I don’t think the Mother of Dragons would agree, but I love telling people that our family got lice four times. People look at me as if we live in the jungle and never bathe, which might be true, but that’s not why we kept getting hit by lice. The reality is that lice love clean, fine hair, and there were no finer candidates than our towheaded children.

I, of course, skated free with my bald head, but it afflicted my poor wife a couple of times because our kids loved using her hairbrush.

What’s parenting like? It’s like getting lice multiple times from your kids when they constantly use your hairbrush despite asking them not to use it at least 100 times.

Feeding toddlers

One of the things you realize when your kids get older is that they don’t really need you for survival. You’re like an expert consultant whose advice is summarily ignored.

As teenagers, I love making them food. It’s like my last thing left, and it makes me happy to have them ask what’s for dinner and get excited when I tell them what it is.

As toddlers, however, I detested it. I wanted to love it for the same reason I love it now, but the reality is that I would make a breakfast presented on a plate to look like the face of a teddy bear, only to be told teddy bears are stupid and they wanted a bowl of oatmeal.

Yes, oatmeal. Spend 10 minutes constructing a plate of food artwork only to have your kids tell you they want to eat something that looks like a pile of dog vomit and see what it does to your self-esteem.

Bedtime

My wife was the queen of bedtime. It was an experience. There were books, songs, memories and more.

I tried. I really did. I think I did a pretty good job for each of their first five years, but after that I treated it like they were in boot camp.

GET IN THE RACK! LIGHTS OUT!

I forgot to brush my teeth.

I SAID LIGHTS OUT!

There is something so satisfying about hugging your tweens and teenagers good night from the prone position on the couch and then sending them upstairs.

I don’t even care if they sleep anymore.

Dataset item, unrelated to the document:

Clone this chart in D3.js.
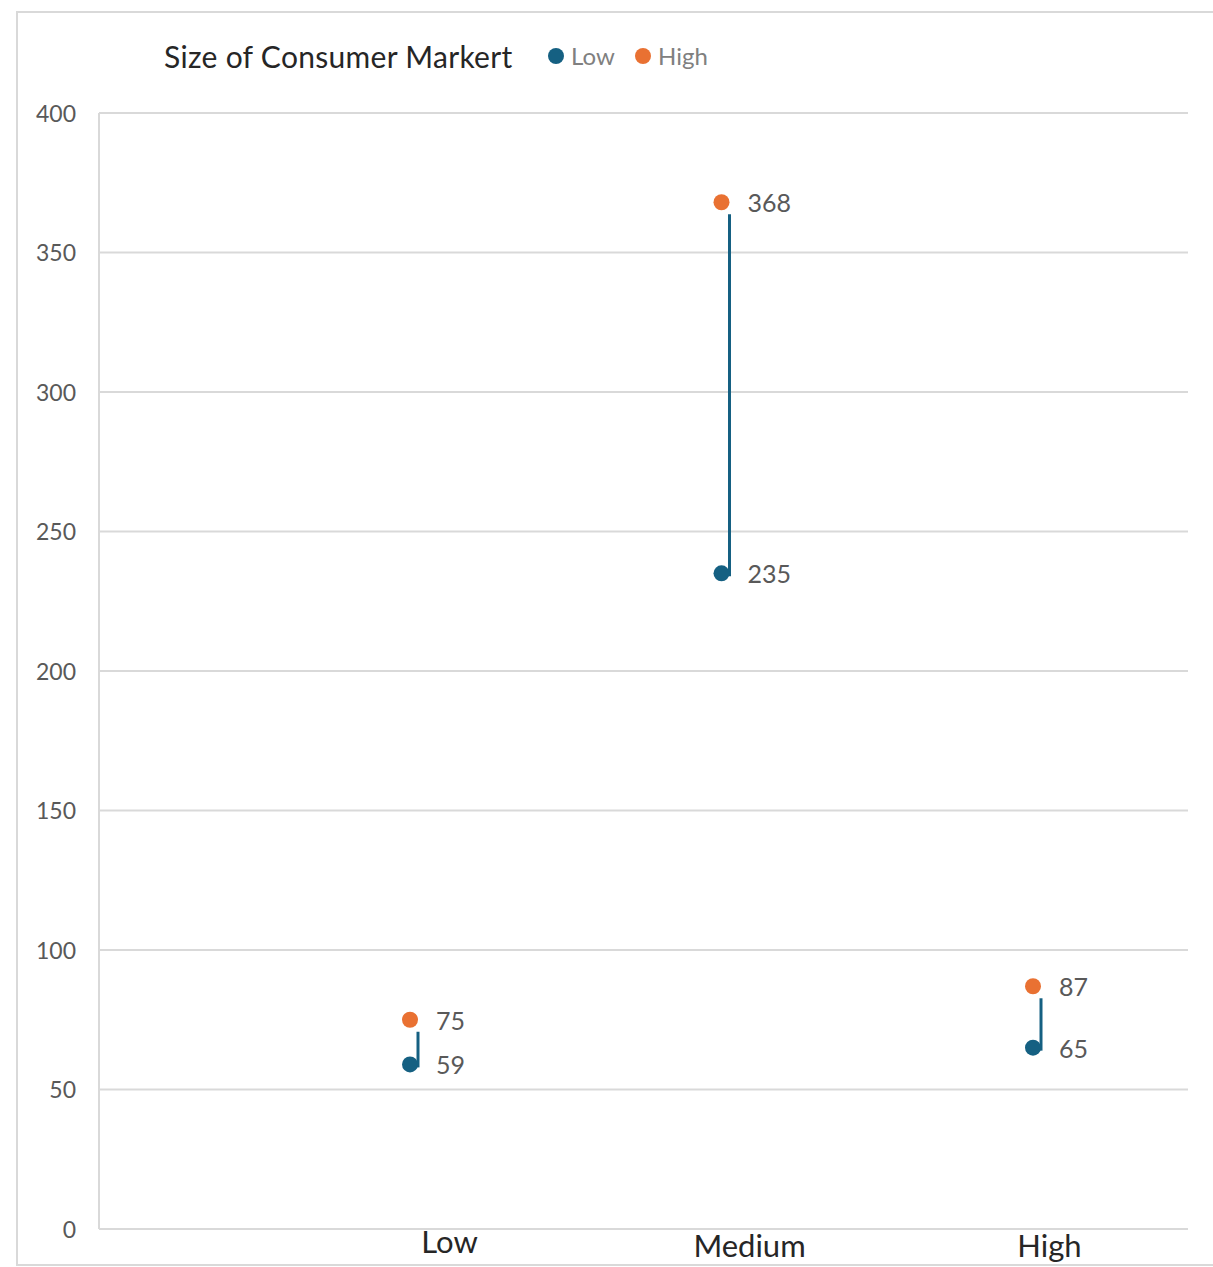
<!DOCTYPE html>
<html><head><meta charset="utf-8">
<script src="https://cdn.jsdelivr.net/npm/d3@7"></script>
<style>body{margin:0;background:#fff}svg{display:block}</style>
</head><body>
<script>
const categories = ["Low", "Medium", "High"];
const lowValues = [59, 235, 65];
const highValues = [75, 368, 87];
const yTicks = [0, 50, 100, 150, 200, 250, 300, 350, 400];
const seriesNames = ["Low", "High"];
const titleText = "Size of Consumer Markert";

const W = 1213, H = 1267;
const blue = "#156082", orange = "#E97132";
const FONT = "Lato, 'Open Sans', sans-serif";
const svg = d3.select("body").append("svg").attr("width", W).attr("height", H);

svg.append("rect").attr("x", 17).attr("y", 12).attr("width", 1210).attr("height", 1253)
  .attr("fill", "#fff").attr("stroke", "#d9d9d9").attr("stroke-width", 2);

const y = d3.scaleLinear().domain([0, 400]).range([1229, 113]);
const x = d3.scalePoint().domain(categories).range([410, 1033]);
const xLab = d3.scalePoint().domain(categories).range([449, 1049]);

const plotL = 99, plotR = 1188;
svg.append("g").selectAll("line").data(yTicks).join("line")
  .attr("x1", plotL).attr("x2", plotR)
  .attr("y1", d => y(d)).attr("y2", d => y(d))
  .attr("stroke", "#d9d9d9").attr("stroke-width", 2);
svg.append("line").attr("x1", plotL).attr("x2", plotL).attr("y1", y(400)).attr("y2", y(0))
  .attr("stroke", "#d9d9d9").attr("stroke-width", 2);

const yAxis = d3.axisLeft(y).tickValues(yTicks).tickSize(0).tickPadding(0);
const gy = svg.append("g").attr("transform", "translate(76,1)").call(yAxis);
gy.select(".domain").remove();
gy.selectAll("text").attr("font-family", FONT).attr("font-size", 23).attr("fill", "#595959");

const xAxis = d3.axisBottom(xLab).tickSize(0).tickPadding(0);
const gx = svg.append("g").attr("transform", "translate(0,1232)").call(xAxis);
gx.select(".domain").remove();
gx.selectAll("text").attr("font-family", FONT).attr("font-size", 31)
  .attr("fill", "#262626").attr("dy", (d, i) => i === 0 ? "0.68em" : "0.8em");

const data = categories.map((c, i) => ({c, lo: lowValues[i], hi: highValues[i]}));

svg.append("g").selectAll("line").data(data).join("line")
  .attr("x1", d => x(d.c) + 8).attr("x2", d => x(d.c) + 8)
  .attr("y1", d => y(d.hi) + 12).attr("y2", d => y(d.lo) + 3)
  .attr("stroke", blue).attr("stroke-width", 3);

svg.append("g").selectAll("circle").data(data).join("circle")
  .attr("cx", d => x(d.c)).attr("cy", d => y(d.hi)).attr("r", 8).attr("fill", orange);
svg.append("g").selectAll("circle").data(data).join("circle")
  .attr("cx", d => x(d.c)).attr("cy", d => y(d.lo)).attr("r", 8).attr("fill", blue);

const lab = svg.append("g").attr("font-family", FONT).attr("font-size", 25).attr("fill", "#595959");
lab.selectAll("text.h").data(data).join("text").attr("class", "h")
  .attr("x", d => x(d.c) + 26).attr("y", d => y(d.hi) + 1).attr("dy", "0.36em").text(d => d.hi);
lab.selectAll("text.l").data(data).join("text").attr("class", "l")
  .attr("x", d => x(d.c) + 26).attr("y", d => y(d.lo) + 1).attr("dy", "0.36em").text(d => d.lo);

svg.append("text").attr("x", 164).attr("y", 68).attr("font-family", FONT)
  .attr("font-size", 30).attr("letter-spacing", 0.3).attr("fill", "#262626").text(titleText);
const legX = [556, 643];
const leg = svg.append("g").selectAll("g").data(seriesNames).join("g")
  .attr("transform", (d, i) => `translate(${legX[i]},56)`);
leg.append("circle").attr("r", 8).attr("fill", (d, i) => i === 0 ? blue : orange);
leg.append("text").attr("x", 15).attr("dy", "0.36em").attr("font-family", FONT)
  .attr("font-size", 24).attr("fill", "#808080").text(d => d);
</script>
</body></html>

They could be up there wiring money from their Greenlight accounts to a prince in Nigeria, as long as I can watch “Shark Tank” in silence.

Not all bad

There are so many things I do miss.

I miss taking them to the park, going on bike rides and taking them to the pool every summer night.

I miss taking them to the movies, building stuff in the garage, taking them to festivals and so much more.

They’re teenagers now, and the only time they spend with us is either when they’re so bored they have nothing else to do, when they want us to buy them something, or when they’re grounded.

So every once in a while, when I’m missing the days gone by, I’ll send them to their rooms and ground them for no reason so they have so little to do that they’ll go to lunch with me.

Don’t worry, there’s no chance they’ll find out about the trumped-up charges. I don’t believe either of them has ever read this column.

Can they read? I’m assuming they can.

Lucky for me, they’re too old for parent-teacher conferences.


Jon Show lives in Robbins Park with his wife, who he calls “The Mother of Dragons.” Their 17-year-old son is “Future Man” and their 13-year-old daughter is “The Blonde Bomber.” Their dog is actually named Lightning.